Posted by: Stacie at July 18, 2005 07:21 PM
Thank you for sharing all of that. It sounds like some tough but honest introspection. I’m interested in finding out (if ou want to share) what sex, being sexual, and having a sexuality means to you, where you see yourself now, and where you want to be, in terms of sex life, sexuality, and so on.
It sounds like you’re burned out on too much carnality and not enough love in your sex. For me, sex with people I’m not all that close with happens from time to time, but it’s the loving, or even just friendly sex that grounds me, and gives the fun, kinky, wild orgy sex a context.
I like both, but sex with love is what I need ti sustain my sense of sexual self, whereas wild orgy sex is like a drug. Too much of it, not enough sustaining partner-sex, and I’d burn myself out much in the way you seem to be burned out.
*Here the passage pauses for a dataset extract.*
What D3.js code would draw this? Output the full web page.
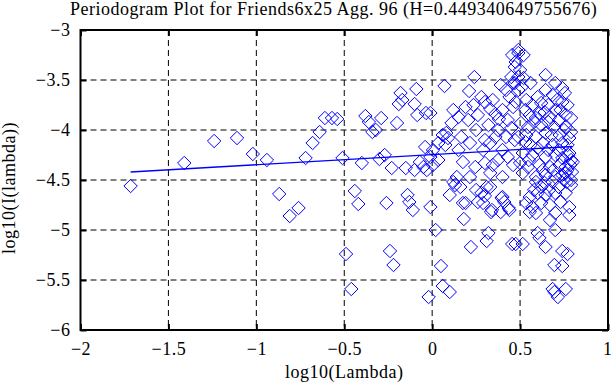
<!DOCTYPE html>
<html>
<head>
<meta charset="utf-8">
<title>Periodogram Plot</title>
<script src="https://d3js.org/d3.v7.min.js"></script>
<style>
  body { margin: 0; background: #fff; }
  text { font-family: "Liberation Serif", "Times New Roman", serif; }
</style>
</head>
<body>
<div id="chart"></div>
<script>
var titleText = "Periodogram Plot for Friends6x25 Agg. 96 (H=0.449340649755676)";
var xTicks = [-2, -1.5, -1, -0.5, 0, 0.5, 1];
var yTicks = [-6, -5.5, -5, -4.5, -4, -3.5, -3];

// fitted line end points
var fitX = [-1.715, 0.797];
var fitY = [-4.42, -4.165];

// periodogram points [log10(lambda), log10(I(lambda))]
var leftPts = [
  [-1.715,-4.56],[-1.41,-4.33],[-1.24,-4.11],[-1.11,-4.08],[-1.02,-4.24],[-0.94,-4.30],
  [-0.87,-4.64],[-0.81,-4.86],[-0.76,-4.78],[-0.72,-4.28],[-0.68,-4.13],[-0.64,-4.02],
  [-0.61,-3.88],[-0.57,-3.88],[-0.54,-3.89],[-0.51,-4.28],[-0.49,-5.24],[-0.46,-5.59],
  [-0.44,-4.61],[-0.42,-4.74],[-0.40,-4.33],[-0.38,-3.86],[-0.36,-3.92],[-0.34,-4.02],
  [-0.32,-4.00],[-0.30,-4.29],[-0.29,-3.88],[-0.27,-4.25],[-0.26,-4.73],[-0.24,-5.21],
  [-0.23,-4.38],[-0.22,-5.35],[-0.20,-3.93],[-0.19,-3.74],[-0.18,-3.63],[-0.17,-3.70],
  [-0.15,-4.38],[-0.14,-4.65],[-0.13,-4.72],[-0.11,-4.80],[-0.10,-3.74],[-0.09,-3.59],
  [-0.085,-3.85],[-0.07,-4.32],[-0.05,-4.37],[-0.04,-4.17],[-0.035,-3.83],[-0.01,-4.77],
  [-0.02,-5.67],[-0.01,-3.83],[-0.03,-4.40],[-0.10,-4.40]
];
var midPts = [
  [0.02,-5.00],[0.05,-5.36],[0.06,-5.56],[0.10,-5.62],[0.10,-4.65],[0.13,-4.55],[0.16,-4.57],
  [0.19,-4.73],[0.18,-4.89],[0.22,-5.17],[0.25,-4.60],[0.26,-4.72],[0.29,-4.73],[0.28,-4.63],
  [0.31,-4.57],[0.335,-4.82],[0.33,-4.57],[0.31,-5.11],[0.32,-5.03],[0.39,-4.82],[0.41,-4.72],
  [0.40,-4.67],[0.44,-4.80],[0.455,-5.14],
  [0.07,-3.56],[0.24,-3.47],[0.21,-3.61],[0.12,-3.80],[0.15,-3.87],[0.19,-3.77],[0.28,-3.67],
  [0.30,-3.72],[0.33,-3.79],[0.36,-3.84],[0.38,-3.89],[0.40,-3.80],[0.39,-3.55],[0.42,-3.60],
  [0.455,-3.25],[0.47,-3.37],[0.45,-3.47],[0.46,-3.53],[0.44,-3.67],[0.46,-3.77],[0.43,-3.90],
  [0.06,-4.05],[0.09,-4.08],[0.035,-4.13],[0.005,-4.20],[0.165,-4.07],[0.215,-4.13],[0.25,-4.00],
  [0.33,-4.13],[0.36,-4.07],[0.30,-4.10],[0.42,-4.07],[0.45,-3.98],[0.47,-4.10],
  [0.035,-4.30],[0.005,-4.35],[0.175,-4.32],[0.245,-4.37],[0.30,-4.33],[0.345,-4.35],[0.375,-4.30],
  [0.43,-4.27],[0.46,-4.35],[0.14,-4.47],[0.215,-4.47],[0.33,-4.43],[0.40,-4.47],[0.12,-4.52],
  [0.11,-3.93],[0.08,-4.03],[0.075,-4.15],[-0.01,-4.27],
  [0.205,-3.90],[0.26,-3.85],[0.32,-3.95],[0.375,-4.00],[0.29,-4.20],[0.40,-4.20],[0.15,-4.20],
  [0.345,-3.70],[0.235,-3.75],[0.175,-4.73],[0.30,-4.66],[0.34,-4.80],[0.395,-4.68],[0.435,-4.78]
];
var peakPts = [
  [0.49,-3.20],[0.49,-3.23],[0.52,-3.25],[0.475,-3.32],[0.50,-3.40],[0.49,-3.47],[0.52,-3.48],
  [0.47,-3.53],[0.51,-3.57],[0.475,-3.72],[0.49,-3.60]
];
var rightPts = [
  [0.56,-3.53],[0.645,-3.45],[0.70,-3.53],[0.74,-3.58],[0.645,-3.60],[0.685,-3.65],[0.755,-3.63],
  [0.60,-3.67],[0.535,-3.70],[0.57,-3.75],[0.62,-3.73],[0.74,-3.72],[0.64,-3.82],[0.70,-3.80],
  [0.76,-3.85],[0.79,-3.88],[0.555,-3.85],[0.59,-3.88],[0.67,-3.87],[0.505,-3.93],[0.545,-3.97],
  [0.62,-3.95],[0.695,-3.97],[0.76,-3.97],[0.79,-4.02],[0.49,-4.07],[0.535,-4.05],[0.59,-4.07],
  [0.645,-4.03],[0.725,-4.05],[0.78,-4.08],[0.56,-4.15],[0.63,-4.13],[0.685,-4.15],[0.74,-4.13],
  [0.78,-4.23],[0.515,-4.23],[0.57,-4.25],[0.645,-4.27],[0.70,-4.25],[0.74,-4.28],[0.79,-4.30],
  [0.50,-4.33],[0.545,-4.37],[0.61,-4.35],[0.67,-4.37],[0.725,-4.35],[0.76,-4.37],[0.80,-4.32],
  [0.515,-4.43],[0.59,-4.47],[0.645,-4.45],[0.70,-4.47],[0.76,-4.43],[0.79,-4.50],
  [0.59,-4.52],[0.64,-4.53],[0.685,-4.52],[0.79,-4.55],[0.76,-4.63],[0.555,-4.67],[0.60,-4.63],
  [0.645,-4.65],[0.70,-4.63],[0.535,-4.73],[0.57,-4.77],[0.62,-4.73],[0.67,-4.75],[0.73,-4.72],
  [0.78,-4.77],[0.555,-4.82],[0.59,-4.83],[0.70,-4.83],[0.78,-4.85],[0.67,-4.90],[0.70,-5.00],
  [0.60,-5.03],[0.61,-5.08],[0.475,-5.14],[0.515,-5.14],[0.645,-5.17],[0.74,-5.21],[0.77,-5.24],
  [0.695,-5.35],[0.74,-5.36],[0.685,-5.59],[0.76,-5.59],[0.715,-5.67],[0.695,-5.62],
  [0.53,-3.80],[0.58,-3.92],[0.61,-3.83],[0.66,-3.92],[0.72,-3.90],[0.75,-4.00],[0.68,-4.05],
  [0.60,-4.18],[0.66,-4.20],[0.72,-4.20],[0.77,-4.15],[0.53,-4.12],[0.55,-4.30],[0.63,-4.40],
  [0.69,-4.40],[0.74,-4.45],[0.77,-4.40],[0.62,-4.57],[0.72,-4.57],[0.75,-4.50],[0.665,-4.60],
  [0.58,-4.60],[0.71,-3.70],[0.66,-3.75],[0.73,-3.80],[0.77,-3.75],[0.775,-4.25],[0.785,-4.35],
  [0.795,-4.42],[0.765,-4.52]
];

var allPts = leftPts.concat(midPts, peakPts, rightPts);

var margin = {top: 30, right: 3, bottom: 55, left: 80.5},
    width = 611 - margin.left - margin.right,
    height = 385 - margin.top - margin.bottom;

var serif = "'Liberation Serif', 'Times New Roman', serif";

var svg = d3.select("#chart")
  .append("svg")
    .attr("width", 611)
    .attr("height", 385)
    .attr("font-family", serif);

var g = svg.append("g")
    .attr("transform", "translate(" + margin.left + "," + margin.top + ")");

var x = d3.scaleLinear().domain([-2, 1]).range([0, width]);
var y = d3.scaleLinear().domain([-6, -3]).range([height, 0]);

// dashed grid
g.selectAll(".vgrid")
  .data(xTicks.slice(1, -1))
  .enter().append("line")
    .attr("x1", function(d) { return x(d); })
    .attr("x2", function(d) { return x(d); })
    .attr("y1", 0).attr("y2", height)
    .attr("stroke", "#000").attr("stroke-dasharray", "6,4");
g.selectAll(".hgrid")
  .data(yTicks.slice(1, -1))
  .enter().append("line")
    .attr("y1", function(d) { return y(d); })
    .attr("y2", function(d) { return y(d); })
    .attr("x1", 0).attr("x2", width)
    .attr("stroke", "#000").attr("stroke-dasharray", "6,4");

// markers
var r = 6.7;
g.selectAll(".pt")
  .data(allPts)
  .enter().append("path")
    .attr("d", function(d) {
      var cx = x(d[0]), cy = y(d[1]);
      return "M" + cx + "," + (cy - r) + "L" + (cx + r) + "," + cy +
             "L" + cx + "," + (cy + r) + "L" + (cx - r) + "," + cy + "Z";
    })
    .attr("fill", "none")
    .attr("stroke", "#0000ff")
    .attr("stroke-width", 1);

// fitted line
g.append("path")
  .datum(d3.zip(fitX, fitY))
  .attr("d", d3.line().x(function(d) { return x(d[0]); }).y(function(d) { return y(d[1]); }))
  .attr("stroke", "#0000ff")
  .attr("stroke-width", 1.3)
  .attr("fill", "none");

// axes with inward ticks
var fmt = function(d) { return d3.format("")(d); };
var xAxis = g.append("g")
  .attr("transform", "translate(0," + height + ")")
  .call(d3.axisBottom(x).tickValues(xTicks).tickSizeInner(-6).tickSizeOuter(0).tickPadding(12).tickFormat(fmt))
  .call(function(a) { a.select(".domain").remove(); });
g.append("g")
  .call(d3.axisLeft(y).tickValues(yTicks).tickSizeInner(-6).tickSizeOuter(0).tickPadding(10).tickFormat(fmt))
  .call(function(a) { a.select(".domain").remove(); });
g.append("g")
  .call(d3.axisTop(x).tickValues(xTicks).tickSizeInner(-6).tickSizeOuter(0).tickFormat(""))
  .call(function(a) { a.select(".domain").remove(); });
g.append("g")
  .attr("transform", "translate(" + width + ",0)")
  .call(d3.axisRight(y).tickValues(yTicks).tickSizeInner(-6).tickSizeOuter(0).tickFormat(""))
  .call(function(a) { a.select(".domain").remove(); });

g.selectAll(".tick line").attr("stroke", "#000").attr("stroke-width", 2);
g.selectAll(".tick text")
  .style("font-family", serif)
  .style("font-size", "18px")
  .style("letter-spacing", "0.5px")
  .attr("fill", "#000");

// keep the last x label inside the window
xAxis.selectAll(".tick text")
  .filter(function(d) { return d === 1; })
  .attr("text-anchor", "end")
  .attr("dx", "4");

// frame
g.append("rect")
  .attr("x", 0).attr("y", 0)
  .attr("width", width).attr("height", height)
  .attr("fill", "none")
  .attr("stroke", "#000")
  .attr("stroke-width", 2);

// title and labels
svg.append("text")
  .attr("x", 70).attr("y", 15)
  .style("font-family", serif)
  .style("font-size", "18px")
  .style("letter-spacing", "0.5px")
  .text(titleText);

svg.append("text")
  .attr("x", margin.left + width / 2).attr("y", 378)
  .attr("text-anchor", "middle")
  .style("font-family", serif)
  .style("font-size", "18px")
  .style("letter-spacing", "0.5px")
  .text("log10(Lambda)");

svg.append("text")
  .attr("transform", "translate(14.5,188) rotate(-90)")
  .attr("text-anchor", "middle")
  .style("font-family", serif)
  .style("font-size", "18px")
  .style("letter-spacing", "0.5px")
  .text("log10(I(lambda))");
</script>
</body>
</html>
OF course, this is someone you don’t know at all giving you something that’s not quite advice based on a few blog entries, so take it all with a grain of salt.
Best wishes
-Josh
Posted by: sinboy at July 18, 2005 08:14 PM
<> Welcome to a day in the life of a man. Cue: “Hungry Like the Wolf”.
Posted by: Roy at July 19, 2005 03:27 PM
Dacia, I love how honest you are. It’s not just interesting reading, it allows me to compare my emotional/identity growth and challenges in the industry with yours.
For me longevity in the sex industry has only been possible when I’ve had other, non-sexual social identities that were authentic for me. When sex becomes everything, I burn out.